World News
Oil Down As Rudderless Traders Ignore Geopolitics, Focus On Inflation
With oil prices now swinging back and forth daily depending on news headlines and with no clear trajectory ahead, crude on Monday dipped, partly due to the U.S. Federal Reserve stating it will need more data before it decides to cut interest rates.
Just several sessions ago, slower than expected inflation data caused traders to rekindle hopes that rates would be cut soon.
Philip Jefferson, the Fed's vice chair, doused these hopes on Monday when he told the Mortgage Bankers Association conference in New York, "It is too early to tell whether the recent slowdown in the disinflationary process will be long lasting."
Accordingly, Brent settled down 27 cents at $83.71 per barrel, while West Texas Intermediate settled down 26 cents at $79.80.

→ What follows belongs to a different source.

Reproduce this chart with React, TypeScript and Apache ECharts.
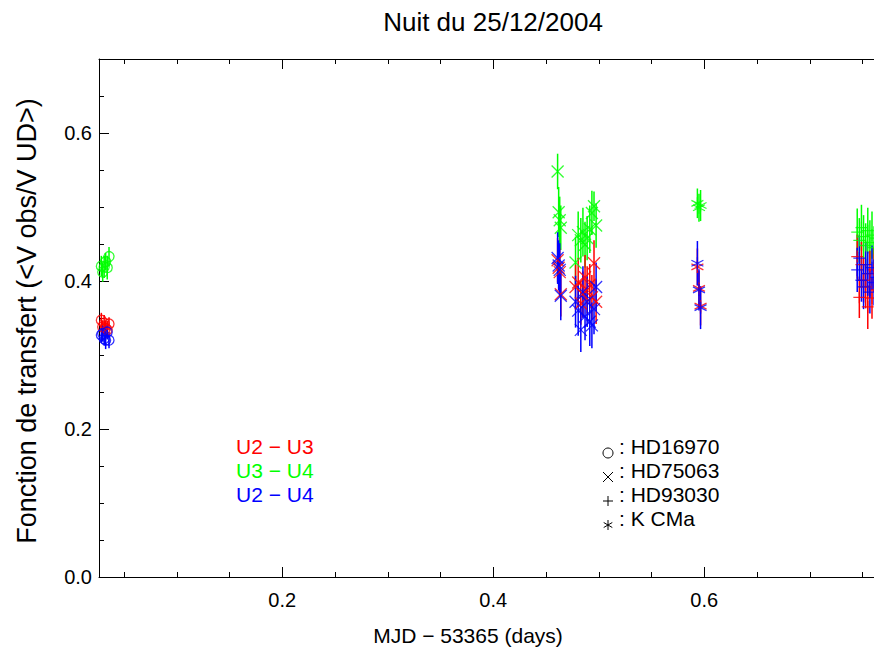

Addressing an issue that seems to have completely vanished from traders' radars, Warren Patterson, head of commodities strategy at ING, said, "The market also appears increasingly numb to developments on the geopolitical front, likely due to the large amount of spare capacity OPEC is sitting on."
Indeed, drone strikes on a Slavyansk refinery and a China-bound oil tanker hit by a Houthi missile in the Red Sea over the weekend registered hardly at all within the analytical community.
Bloomberg said of oil's chronically range-bound status, "That's sent a key measure of market swings to the lowest since in roughly five years: Brent's second-month rolling volatility reached the lowest levels since 2019."
In other oil news on Monday, the latest figures from the Joint Organizations Data Initiative showed that crude exports from Saudi Arabia rose by 96,000 barrels per day (bpd) in March compared to February, to reach 6.413 million bpd, the highest level in 9 months.
The Initiative also disclosed that global oil demand rose by 1.3 million bpd in March, led by China, but the demand was marginally down year-over-year in March.
Global crude oil inventories fell by 24.3 million barrels in March, while product inventories went up by 400,000 barrels.